Exercise prompt: Return the lines that follow, exactly as they appear, from the first through the one containing "ax = fig.add_axes([8"; no pictures are to be included.
╭──
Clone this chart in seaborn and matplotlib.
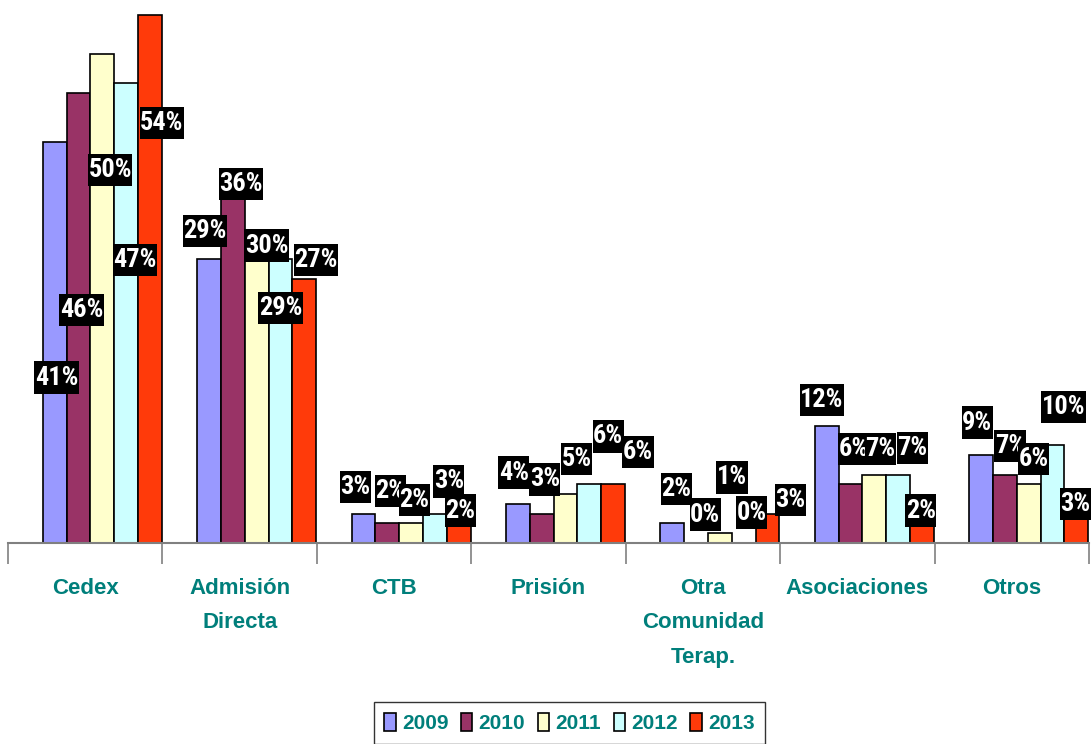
import matplotlib
matplotlib.use("Agg")
import matplotlib.pyplot as plt
from matplotlib.path import Path
from matplotlib.ticker import FixedLocator
import seaborn as sns
import pandas as pd

# Share of admissions by referral source, per year (%)
categories = ["Cedex", "Admisión\nDirecta", "CTB", "Prisión",
              "Otra\nComunidad\nTerap.", "Asociaciones", "Otros"]
years = ["2009", "2010", "2011", "2012", "2013"]
v2009 = [41, 29, 3, 4, 2, 12, 9]
v2010 = [46, 36, 2, 3, 0, 6, 7]
v2011 = [50, 30, 2, 5, 1, 7, 6]
v2012 = [47, 29, 3, 6, 0, 7, 10]
v2013 = [54, 27, 2, 6, 3, 2, 3]
values = [v2009, v2010, v2011, v2012, v2013]

# Where each value box sits (height in % units, sideways nudge in pixels)
label_y = [
    [16.9, 31.9, 5.7, 7.2, 5.5, 14.6, 12.3],
    [23.8, 36.7, 5.3, 6.5, 2.9, 9.6, 9.9],
    [38.1, 30.4, 4.4, 8.6, 6.7, 9.6, 8.6],
    [28.9, 24.0, 6.3, 10.9, 3.1, 9.7, 13.9],
    [42.9, 28.9, 3.3, 9.3, 4.4, 3.3, 4.0],
]
label_dx = [
    [2, -4, -8, -4, 4, -5, -4],
    [3, 8, 3, 3, 9, 3, 5],
    [8, 10, 3, 11, 12, 6, 5],
    [9, 0, 14, 19, 8, 14, 11],
    [12, 12, 2, 25, 23, -1, -1],
]

colors = ["#9999FF", "#993366", "#FFFFCC", "#CCFFFF", "#FF3A0A"]
teal = "#007F7B"

df = pd.DataFrame({
    "categoria": [c for _ in years for c in categories],
    "año": [y for y in years for _ in categories],
    "pct": [v for series in values for v in series],
})


class TallBox:
    """Rectangular text box with separate horizontal / vertical padding."""

    def __init__(self, padx=0.02, pady=0.16):
        self.padx, self.pady = padx, pady

    def __call__(self, x0, y0, width, height, mutation_size):
        px, py = self.padx * mutation_size, self.pady * mutation_size
        x0, y0 = x0 - px, y0 - py
        x1, y1 = x0 + width + 2 * px, y0 + height + 2 * py
        return Path([(x0, y0), (x1, y0), (x1, y1), (x0, y1), (x0, y0)],
                    closed=True)


sns.set_theme(style="white")
plt.rcParams["font.family"] = ["Liberation Sans", "DejaVu Sans"]
narrow = ["Roboto Condensed", "Archivo Narrow", "Barlow Condensed",
          "Liberation Sans"]

fig = plt.figure(figsize=(10.91, 7.44), dpi=100)
ax = fig.add_axes([8 / 1091, 201 / 744, 1081 / 1091, 543 / 744])

sns.barplot(data=df, x="categoria", y="pct", hue="año", order=categories,
            hue_order=years, palette=colors, width=0.77, gap=0,
            edgecolor="black", linewidth=1.2, saturation=1, ax=ax,
            legend=False)

shift = 0.11  # groups sit slightly right of their category slot
n = len(categories)
ax.set_xlim(-0.5 - shift, n - 0.5 - shift)
ax.set_ylim(0, 55.5)

# value boxes
for k, cont in enumerate(ax.containers):
    for j, bar in enumerate(cont.patches):
        xc = bar.get_x() + bar.get_width() / 2
        ax.annotate(f"{values[k][j]}%", xy=(xc, label_y[k][j]),
                    xytext=(label_dx[k][j], 0), textcoords="offset pixels",
                    ha="center", va="center", color="white",
                    fontsize=19, fontweight="bold", family=narrow, zorder=5,
                    bbox=dict(boxstyle=TallBox(), fc="black", ec="none"))

# axis: category names centred in slots, tick marks at slot boundaries
centers = [i - shift for i in range(n)]
ax.set_xticks(centers)
ax.set_xticklabels(categories, fontsize=16, fontweight="bold", color=teal,
                   linespacing=1.85, va="top")
ax.xaxis.set_minor_locator(FixedLocator([i - 0.5 - shift for i in range(n + 1)]))
ax.tick_params(axis="x", which="major", length=0, pad=25)
ax.tick_params(axis="x", which="minor", length=15, width=1.2,
               color="#808080", direction="out", bottom=True)
ax.set_xlabel("")
ax.set_ylabel("")
ax.set_yticks([])
for side in ["left", "right", "top"]:
    ax.spines[side].set_visible(False)
ax.spines["bottom"].set_color("#808080")
ax.spines["bottom"].set_linewidth(1.5)

# legend
handles = [cont.patches[0] for cont in ax.containers]
leg = fig.legend(handles, years, loc="upper center", ncol=5,
                 bbox_to_anchor=(0.522, 0.07), frameon=True,
                 fancybox=False, edgecolor="black", handlelength=0.55,
                 handleheight=1.0, handletextpad=0.3, columnspacing=0.6,
                 borderpad=0.5,
                 prop={"size": 15, "weight": "bold"})
leg.get_frame().set_linewidth(1.0)
for t in leg.get_texts():
    t.set_color(teal)

fig.savefig("out.png", dpi=100)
╰──
Task answer:
Clone this chart in seaborn and matplotlib.
import matplotlib
matplotlib.use("Agg")
import matplotlib.pyplot as plt
from matplotlib.path import Path
from matplotlib.ticker import FixedLocator
import seaborn as sns
import pandas as pd

# Share of admissions by referral source, per year (%)
categories = ["Cedex", "Admisión\nDirecta", "CTB", "Prisión",
              "Otra\nComunidad\nTerap.", "Asociaciones", "Otros"]
years = ["2009", "2010", "2011", "2012", "2013"]
v2009 = [41, 29, 3, 4, 2, 12, 9]
v2010 = [46, 36, 2, 3, 0, 6, 7]
v2011 = [50, 30, 2, 5, 1, 7, 6]
v2012 = [47, 29, 3, 6, 0, 7, 10]
v2013 = [54, 27, 2, 6, 3, 2, 3]
values = [v2009, v2010, v2011, v2012, v2013]

# Where each value box sits (height in % units, sideways nudge in pixels)
label_y = [
    [16.9, 31.9, 5.7, 7.2, 5.5, 14.6, 12.3],
    [23.8, 36.7, 5.3, 6.5, 2.9, 9.6, 9.9],
    [38.1, 30.4, 4.4, 8.6, 6.7, 9.6, 8.6],
    [28.9, 24.0, 6.3, 10.9, 3.1, 9.7, 13.9],
    [42.9, 28.9, 3.3, 9.3, 4.4, 3.3, 4.0],
]
label_dx = [
    [2, -4, -8, -4, 4, -5, -4],
    [3, 8, 3, 3, 9, 3, 5],
    [8, 10, 3, 11, 12, 6, 5],
    [9, 0, 14, 19, 8, 14, 11],
    [12, 12, 2, 25, 23, -1, -1],
]

colors = ["#9999FF", "#993366", "#FFFFCC", "#CCFFFF", "#FF3A0A"]
teal = "#007F7B"

df = pd.DataFrame({
    "categoria": [c for _ in years for c in categories],
    "año": [y for y in years for _ in categories],
    "pct": [v for series in values for v in series],
})


class TallBox:
    """Rectangular text box with separate horizontal / vertical padding."""

    def __init__(self, padx=0.02, pady=0.16):
        self.padx, self.pady = padx, pady

    def __call__(self, x0, y0, width, height, mutation_size):
        px, py = self.padx * mutation_size, self.pady * mutation_size
        x0, y0 = x0 - px, y0 - py
        x1, y1 = x0 + width + 2 * px, y0 + height + 2 * py
        return Path([(x0, y0), (x1, y0), (x1, y1), (x0, y1), (x0, y0)],
                    closed=True)


sns.set_theme(style="white")
plt.rcParams["font.family"] = ["Liberation Sans", "DejaVu Sans"]
narrow = ["Roboto Condensed", "Archivo Narrow", "Barlow Condensed",
          "Liberation Sans"]

fig = plt.figure(figsize=(10.91, 7.44), dpi=100)
ax = fig.add_axes([8 / 1091, 201 / 744, 1081 / 1091, 543 / 744])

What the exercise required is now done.